Staatspräsident Napolitano – früher in den kommunistischen Reihen zu finden – ist, ebenso wie Gianfranco Fini, kein Freund von Medienmogul Berlusconi und fordert bereits seit längerem eine Reform des derzeitigen Wahlrechts. Mit einer Übergangsregierung könnte dies nun durchgesetzt werden. Wer das temporäre Kabinett leiten könnte, darüber spekulieren italienische Zeitungen schon seit einer Weile. Unter anderen sind die Namen von Mario Monti, früher EU-Kommissar, Angelino Alfano, gegenwärtig Justizminister, und Gianni Letta, lange Zeit engster Mitarbeiter von Silvio Berlusconi, gefallen. Auch dem amtierenden Finanzminister Giulio Tremonti wird eine wichtige Position vorausgesagt, denn der 63-Jährige hat nach Meinung der italienischen Zeitungen das Land trotz Rekordverschuldung gut durch die Krise gelenkt.

Wie es nun mit Italien weitergeht und wer Berlusconi politisch das Wasser abgräbt, wird sich am 14. Dezember zeigen. Eins ist jedoch jetzt schon sicher: Sollte es zu Neuwahlen kommen, wird der 74-jährige Regierungschef eine riesige Medienkampagne starten und alle möglichen Hebel in Bewegung setzen.
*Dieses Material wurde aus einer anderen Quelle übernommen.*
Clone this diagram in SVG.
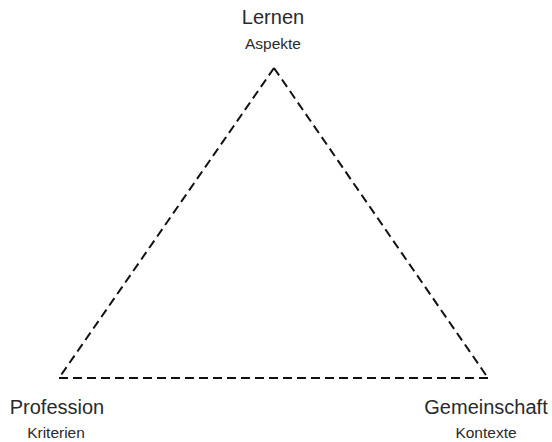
<svg xmlns="http://www.w3.org/2000/svg" width="552" height="442" viewBox="0 0 552 442">
<style>
.t{font-family:"Liberation Sans",Arial,sans-serif;fill:#2a2a2a;text-anchor:middle}
.big{font-size:20px}
.small{font-size:15.5px}
.edge{fill:none;stroke:#111;stroke-width:2;stroke-dasharray:9,5}
</style>
<rect width="552" height="442" fill="#fff"/>
<g id="connectors">
<line class="edge" x1="274" y1="68" x2="59" y2="378"/>
<line class="edge" x1="274" y1="68" x2="488" y2="378"/>
<line class="edge" x1="59" y1="378" x2="488" y2="378"/>
</g>
<g id="node-lernen">
<text class="t big" x="273" y="24">Lernen</text>
<text class="t small" x="273" y="49">Aspekte</text>
</g>
<g id="node-profession">
<text class="t big" x="57" y="414">Profession</text>
<text class="t small" x="56" y="438">Kriterien</text>
</g>
<g id="node-gemeinschaft">
<text class="t big" x="486" y="414">Gemeinschaft</text>
<text class="t small" x="486" y="438">Kontexte</text>
</g>
</svg>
Und unmöglich ist im Falle Berlusconi nichts. Immerhin ist er insgesamt seit zehn Jahren im Amt und gewährt dem Land, in dem früher fast jährlich die Regierungen wechselten, eine gewisse Kontinuität und Stabilität. Wen interessiert es da noch, dass Silvio Berlusconi Italien in der restlichen Welt zu einer Lachnummer degradiert hat?